• _Job_
Your task is to transcribe all of the data below exactly, omitting the images.

• _Provided material_
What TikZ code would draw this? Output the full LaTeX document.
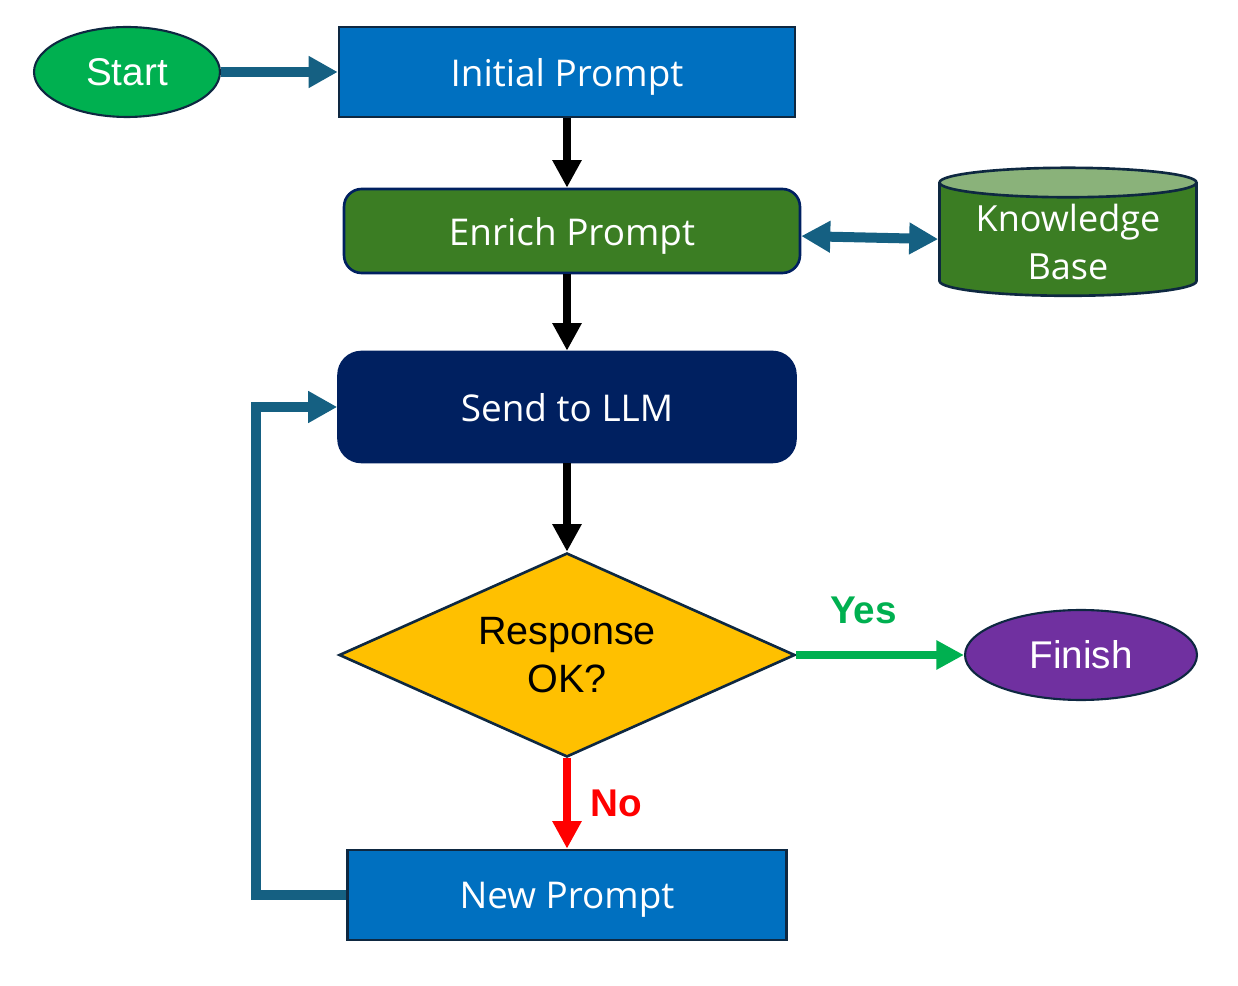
\documentclass[tikz,border=0pt]{standalone}
\usepackage{fontspec}
\setmainfont{Liberation Sans}
\newfontfamily\boxfont{Open Sans}
\usetikzlibrary{arrows.meta,shapes.geometric}
\definecolor{FlowTeal}{HTML}{156082}
\definecolor{FlowEdge}{HTML}{0E2841}
\definecolor{FlowGreen}{HTML}{00B050}
\definecolor{FlowBlue}{HTML}{0070C0}
\definecolor{FlowLeaf}{HTML}{3B7D23}
\definecolor{FlowLeafTop}{HTML}{8AB27A}
\definecolor{FlowNavy}{HTML}{002060}
\definecolor{FlowGold}{HTML}{FFC000}
\definecolor{FlowPurple}{HTML}{7030A0}
\definecolor{FlowRed}{HTML}{FF0000}
\tikzset{
  link/.style={-{Triangle[length=0.58cm,width=0.6cm]}, line width=0.2cm, draw=FlowTeal},
  both/.style={{Triangle[length=0.58cm,width=0.6cm]}-{Triangle[length=0.58cm,width=0.6cm]}, line width=0.2cm, draw=FlowTeal},
  down/.style={-{Triangle[length=0.55cm,width=0.55cm]}, line width=0.17cm, draw=black},
  yesflow/.style={-{Triangle[length=0.55cm,width=0.55cm]}, line width=0.16cm, draw=FlowGreen},
  noflow/.style={-{Triangle[length=0.55cm,width=0.55cm]}, line width=0.16cm, draw=FlowRed},
  terminal/.style={ellipse, draw=FlowEdge, line width=1.2pt, text=white, font=\fontsize{22}{26}\selectfont,
                   minimum height=1.8cm, inner sep=0pt},
  process/.style={rectangle, draw=FlowEdge, line width=1.5pt, fill=FlowBlue, text=white, text depth=0pt,
                  font=\boxfont\fontsize{21}{25}\selectfont, minimum width=9.12cm, minimum height=1.8cm},
  store/.style={cylinder, shape border rotate=90, aspect=0.15, draw=FlowEdge, line width=1.5pt,
                cylinder uses custom fill, cylinder body fill=FlowLeaf, cylinder end fill=FlowLeafTop,
                text=white, align=center, font=\boxfont\fontsize{20.5}{27}\selectfont,
                minimum width=5.14cm, minimum height=2.56cm},
  check/.style={diamond, aspect=2.2, draw=FlowEdge, line width=1.5pt, fill=FlowGold, align=center,
                font=\fontsize{22.5}{27}\selectfont, minimum width=9.12cm, minimum height=4.08cm, inner sep=0pt},
  tag/.style={font=\bfseries\fontsize{22}{26}\selectfont},
}
\begin{document}
\begin{tikzpicture}[x=0.02cm,y=-0.02cm]
  \useasboundingbox (0,0) rectangle (1238,986);
  \node[terminal,fill=FlowGreen,minimum width=3.72cm] (start) at (127,72) {Start};
  \node[process] (init) at (567,72) {Initial Prompt};
  \node[process,fill=FlowLeaf,draw=FlowNavy,rounded corners=10pt,minimum height=1.68cm] (enrich) at (572,231) {Enrich Prompt};
  \node[store] (kb) at (1068,242) {Knowledge\\Base};
  \node[process,fill=FlowNavy,draw=FlowNavy,rounded corners=13pt,minimum width=9.14cm,minimum height=2.2cm] (send) at (567,407) {Send to LLM};
  \node[check] (resp) at (567,655) {Response\\OK?};
  \node[terminal,fill=FlowPurple,minimum width=4.64cm] (finish) at (1081,655) {Finish};
  \node[process,minimum width=8.78cm] (newp) at (567,895) {New Prompt};

  \draw[link] (start) -- (init);
  \draw[down] (init) -- (init |- enrich.north);
  \draw[both] (enrich) -- (kb);
  \draw[down] (enrich.south -| send) -- (send);
  \draw[down] (send) -- (resp);
  \draw[yesflow] (resp) -- node[tag,text=FlowGreen,above=12pt,pos=0.4] {Yes} (finish);
  \draw[noflow] (resp) -- node[tag,text=FlowRed,right=8pt] {No} (newp);
  \draw[link,line cap=butt] (newp.west) -- ++(-90,0) |- (send.west);
\end{tikzpicture}
\end{document}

• _The response_
What TikZ code would draw this? Output the full LaTeX document.
\documentclass[tikz,border=0pt]{standalone}
\usepackage{fontspec}
\setmainfont{Liberation Sans}
\newfontfamily\boxfont{Open Sans}
\usetikzlibrary{arrows.meta,shapes.geometric}
\definecolor{FlowTeal}{HTML}{156082}
\definecolor{FlowEdge}{HTML}{0E2841}
\definecolor{FlowGreen}{HTML}{00B050}
\definecolor{FlowBlue}{HTML}{0070C0}
\definecolor{FlowLeaf}{HTML}{3B7D23}
\definecolor{FlowLeafTop}{HTML}{8AB27A}
\definecolor{FlowNavy}{HTML}{002060}
\definecolor{FlowGold}{HTML}{FFC000}
\definecolor{FlowPurple}{HTML}{7030A0}
\definecolor{FlowRed}{HTML}{FF0000}
\tikzset{
  link/.style={-{Triangle[length=0.58cm,width=0.6cm]}, line width=0.2cm, draw=FlowTeal},
  both/.style={{Triangle[length=0.58cm,width=0.6cm]}-{Triangle[length=0.58cm,width=0.6cm]}, line width=0.2cm, draw=FlowTeal},
  down/.style={-{Triangle[length=0.55cm,width=0.55cm]}, line width=0.17cm, draw=black},
  yesflow/.style={-{Triangle[length=0.55cm,width=0.55cm]}, line width=0.16cm, draw=FlowGreen},
  noflow/.style={-{Triangle[length=0.55cm,width=0.55cm]}, line width=0.16cm, draw=FlowRed},
  terminal/.style={ellipse, draw=FlowEdge, line width=1.2pt, text=white, font=\fontsize{22}{26}\selectfont,
                   minimum height=1.8cm, inner sep=0pt},
  process/.style={rectangle, draw=FlowEdge, line width=1.5pt, fill=FlowBlue, text=white, text depth=0pt,
                  font=\boxfont\fontsize{21}{25}\selectfont, minimum width=9.12cm, minimum height=1.8cm},
  store/.style={cylinder, shape border rotate=90, aspect=0.15, draw=FlowEdge, line width=1.5pt,
                cylinder uses custom fill, cylinder body fill=FlowLeaf, cylinder end fill=FlowLeafTop,
                text=white, align=center, font=\boxfont\fontsize{20.5}{27}\selectfont,
                minimum width=5.14cm, minimum height=2.56cm},
  check/.style={diamond, aspect=2.2, draw=FlowEdge, line width=1.5pt, fill=FlowGold, align=center,
                font=\fontsize{22.5}{27}\selectfont, minimum width=9.12cm, minimum height=4.08cm, inner sep=0pt},
  tag/.style={font=\bfseries\fontsize{22}{26}\selectfont},
}
\begin{document}
\begin{tikzpicture}[x=0.02cm,y=-0.02cm]
  \useasboundingbox (0,0) rectangle (1238,986);
  \node[terminal,fill=FlowGreen,minimum width=3.72cm] (start) at (127,72) {Start};
  \node[process] (init) at (567,72) {Initial Prompt};
  \node[process,fill=FlowLeaf,draw=FlowNavy,rounded corners=10pt,minimum height=1.68cm] (enrich) at (572,231) {Enrich Prompt};
  \node[store] (kb) at (1068,242) {Knowledge\\Base};
  \node[process,fill=FlowNavy,draw=FlowNavy,rounded corners=13pt,minimum width=9.14cm,minimum height=2.2cm] (send) at (567,407) {Send to LLM};
  \node[check] (resp) at (567,655) {Response\\OK?};
  \node[terminal,fill=FlowPurple,minimum width=4.64cm] (finish) at (1081,655) {Finish};
  \node[process,minimum width=8.78cm] (newp) at (567,895) {New Prompt};

  \draw[link] (start) -- (init);
  \draw[down] (init) -- (init |- enrich.north);
  \draw[both] (enrich) -- (kb);
  \draw[down] (enrich.south -| send) -- (send);
  \draw[down] (send) -- (resp);
  \draw[yesflow] (resp) -- node[tag,text=FlowGreen,above=12pt,pos=0.4] {Yes} (finish);
  \draw[noflow] (resp) -- node[tag,text=FlowRed,right=8pt] {No} (newp);
  \draw[link,line cap=butt] (newp.west) -- ++(-90,0) |- (send.west);
\end{tikzpicture}
\end{document}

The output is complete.